Migration Traps as Variability Attractors: Optical/UV Signatures of Embedded Stellar-Mass Black Holes in Active Galactic Nucleus Disks
Migration Traps as Variability Attractors: Optical/UV Signatures of Embedded Stellar-Mass Black Holes in Active Galactic Nucleus Disks
Jing-Tong Xing, Tong Liu, Mouyuan Sun, Ya-Ping Li, Shuying Zhou, Zhen-Yi Cai, Da-Bin Lin, Jian-Min Wang
AbstractWe investigate whether embedded stellar-mass black holes (sBHs) in active galactic nucleus (AGN) disks can leave observable optical/UV variability signatures through migration-trap-driven magnetic heating. This mechanism operates when sBHs migrating toward torque-balance radii pile up near migration traps, triggering localized, stochastic magnetic reconnection that heats the disk atmosphere. It is potentially important because it provides a physical source of non-coronal disk heating and directly links optical/UV continuum variability to otherwise hidden compact-object populations.
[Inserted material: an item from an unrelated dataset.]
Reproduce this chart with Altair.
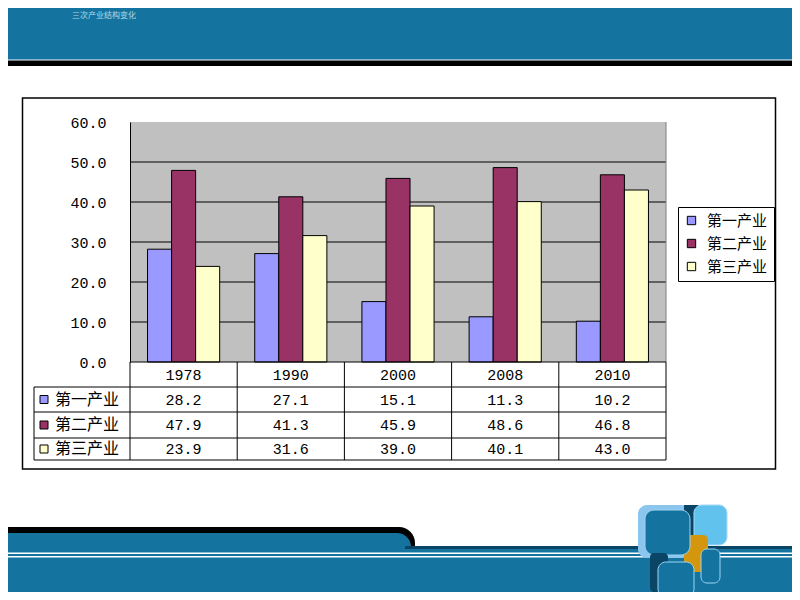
import altair as alt
import pandas as pd

# ---------------- data ----------------
years = ["1978", "1990", "2000", "2008", "2010"]
series = ["第一产业", "第二产业", "第三产业"]
primary = [28.2, 27.1, 15.1, 11.3, 10.2]
secondary = [47.9, 41.3, 45.9, 48.6, 46.8]
tertiary = [23.9, 31.6, 39.0, 40.1, 43.0]
colors = ["#9999FF", "#993366", "#FFFFCC"]
y_ticks = [0, 10, 20, 30, 40, 50, 60]
grid_vals = [10, 20, 30, 40, 50]
title_text = "三次产业结构变化"

values_by_series = [primary, secondary, tertiary]
rows = []
for s, vals in zip(series, values_by_series):
    for yr, v in zip(years, vals):
        rows.append({"year": yr, "series": s, "value": v})
df = pd.DataFrame(rows)

# ---------------- layout (screen pixels) ----------------
OX, OY = 130, 122          # plot origin on screen
PW, PH = 536, 240          # plot size
FONT_CN = "Noto Sans CJK SC"
FONT_NUM = "Liberation Mono"
BLUE = "#15749F"
NAVY = "#0B4566"

dummy = alt.Data(values=[{"a": 1}])


def box(x1, y1, x2, y2, **kw):
    return alt.Chart(dummy).mark_rect(**kw).encode(
        x=alt.value(x1 - OX), x2=alt.value(x2 - OX),
        y=alt.value(y1 - OY), y2=alt.value(y2 - OY))


def seg(x1, y1, x2, y2, color="black", width=1.0):
    return alt.Chart(dummy).mark_rule(color=color, strokeWidth=width).encode(
        x=alt.value(x1 - OX), x2=alt.value(x2 - OX),
        y=alt.value(y1 - OY), y2=alt.value(y2 - OY))


def label(x, y, text, **kw):
    return alt.Chart(dummy).mark_text(text=text, **kw).encode(
        x=alt.value(x - OX), y=alt.value(y - OY))


y_scale = alt.Scale(domain=[0, 60], nice=False)
y_axis = alt.Axis(values=y_ticks, format=".1f", title=None, grid=False,
                  ticks=False, labelPadding=24, labelFont=FONT_NUM,
                  labelFontSize=15, labelColor="black", domainColor="black",
                  domainWidth=1, labelOverlap=False, labelBound=False, zindex=1)

layers = []

# header band
layers += [
    box(0, 0, 800, 59.5, color=BLUE),
    box(0, 60.5, 800, 66, color="black"),
    label(72, 16, title_text, color="#DDEEF6", fontSize=8, font=FONT_CN, align="left",
          baseline="middle", opacity=0.8),
]

# bottom decoration
layers += [
    box(0, 527, 415, 575, color="black", cornerRadiusTopRight=16),
    box(0, 533, 411, 600, color=BLUE, cornerRadiusTopRight=14),
    box(405, 546, 800, 600, color=NAVY),
    box(0, 549, 800, 600, color=BLUE),
    box(0, 552.5, 800, 554, color="white"),
    box(0, 556, 800, 557.5, color="white"),
]

# logo
layers += [
    box(638, 505, 690, 558, color="#8CC6EF", cornerRadius=9),
    box(684, 505, 700, 545, color=NAVY),
    box(694, 505, 727, 545, color="#62C2EE", cornerRadius=8, stroke="#A8DAF7", strokeWidth=1),
    box(684, 535, 708, 572, color="#D4960C", cornerRadius=5),
    box(645, 510, 690, 555, color=BLUE, cornerRadius=9, stroke="#9ED4F4", strokeWidth=1),
    box(650, 553, 668, 592, color=NAVY, cornerRadius=4),
    box(658, 562, 694, 597, color=BLUE, cornerRadius=8, stroke="#9ED4F4", strokeWidth=1),
    box(701, 549, 720, 583, color=BLUE, cornerRadius=6, stroke="#9ED4F4", strokeWidth=1),
]

# chart frame
layers.append(box(22.5, 98, 775.5, 469, fill="white", stroke="black", strokeWidth=1.5))

# plot background
layers.append(box(OX, OY, OX + PW, OY + PH, color="#C0C0C0"))

# gridlines
grid = alt.Chart(pd.DataFrame({"g": grid_vals})).mark_rule(color="black", strokeWidth=1).encode(
    y=alt.Y("g:Q", scale=y_scale, axis=y_axis), x=alt.value(0), x2=alt.value(PW))
layers.append(grid)
layers.append(seg(OX + PW, OY, OX + PW, OY + PH, color="#808080"))

# bars
bars = alt.Chart(df).mark_bar(stroke="black", strokeWidth=1).encode(
    x=alt.X("year:N", sort=years, axis=None,
            scale=alt.Scale(paddingInner=0.327, paddingOuter=0.1636)),
    xOffset=alt.XOffset("series:N", sort=series, scale=alt.Scale(paddingInner=0)),
    y=alt.Y("value:Q", scale=y_scale, axis=y_axis),
    color=alt.Color("series:N", sort=series,
                    scale=alt.Scale(domain=series, range=colors),
                    legend=alt.Legend(orient="none", legendX=548, legendY=85, title=None,
                                      strokeColor="black", fillColor="white", padding=6,
                                      symbolType="square", symbolSize=70,
                                      symbolStrokeColor="black", symbolStrokeWidth=1,
                                      labelFont=FONT_CN, labelFontSize=15, labelColor="black",
                                      rowPadding=7, labelOffset=8, zindex=1)),
)
layers.append(bars)

# data table lines
col_edges = [OX + i * PW / len(years) for i in range(len(years) + 1)]
row_lines = [387, 412, 438, 460]
layers.append(seg(OX, 362, OX + PW, 362))
for ry in row_lines:
    layers.append(seg(34, ry, OX + PW, ry))
layers.append(seg(34, 387, 34, 460))
for cx in col_edges:
    layers.append(seg(cx, 362, cx, 460))

# header years
hdr = alt.Chart(pd.DataFrame({"year": years})).mark_text(
    font=FONT_NUM, fontSize=15, color="black", baseline="middle").encode(
    x=alt.X("year:N", sort=years), text="year:N", y=alt.value(374.5 - OY))
layers.append(hdr)

row_centers = [399.5, 425, 449]
for s, vals, rc in zip(series, values_by_series, row_centers):
    tdf = pd.DataFrame({"year": years, "value": vals, "series": s})
    layers.append(alt.Chart(tdf).mark_text(
        font=FONT_NUM, fontSize=15, color="black", baseline="middle").encode(
        x=alt.X("year:N", sort=years), text=alt.Text("value:Q", format=".1f"),
        y=alt.value(rc - OY)))
    # row label square + text
    layers.append(alt.Chart(pd.DataFrame({"series": [s]})).mark_point(
        shape="square", filled=True, size=64, stroke="black", strokeWidth=1, opacity=1).encode(
        color=alt.Color("series:N", sort=series, scale=alt.Scale(domain=series, range=colors)),
        x=alt.value(44 - OX), y=alt.value(rc - OY)))
    layers.append(alt.Chart(pd.DataFrame({"series": [s]})).mark_text(
        font=FONT_CN, fontSize=16, color="black", align="left", baseline="middle").encode(
        text="series:N", x=alt.value(55 - OX), y=alt.value(rc - OY)))

chart = alt.layer(*layers).properties(
    width=PW, height=PH,
    padding={"left": OX - 8, "top": OY - 8, "right": 784 - (OX - 8) - PW, "bottom": 584 - (OY - 8) - PH},
    autosize=alt.AutoSizeParams(type="none"),
).configure_view(strokeWidth=0).configure(background="white")

chart.save("out.html", embed_options={"renderer": "svg", "actions": False})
By coupling a one-dimensional sBH population synthesis model with a corona-heated accretion-disk reprocessing variability framework, we show that migration traps concentrate sBHs at preferred radii and generate localized, stochastic reconnection heating. The resulting heating is self-regulated: sBH pile-ups enhance the reconnection rate, while gap opening reduces the local gas density and partially suppresses the reconnection power. This heating produces excess short-timescale optical/UV variability, flattened short-term structure functions, and deviations from the standard $τ\proptoλ^{4/3}$ lag-wavelength relation, which describes the time delay between variability at different wavelengths for a standard thin accretion disk. These signatures are strongest at low-to-moderate Eddington ratios, and related observations could provide indirect evidence for embedded compact-object populations in AGN disks.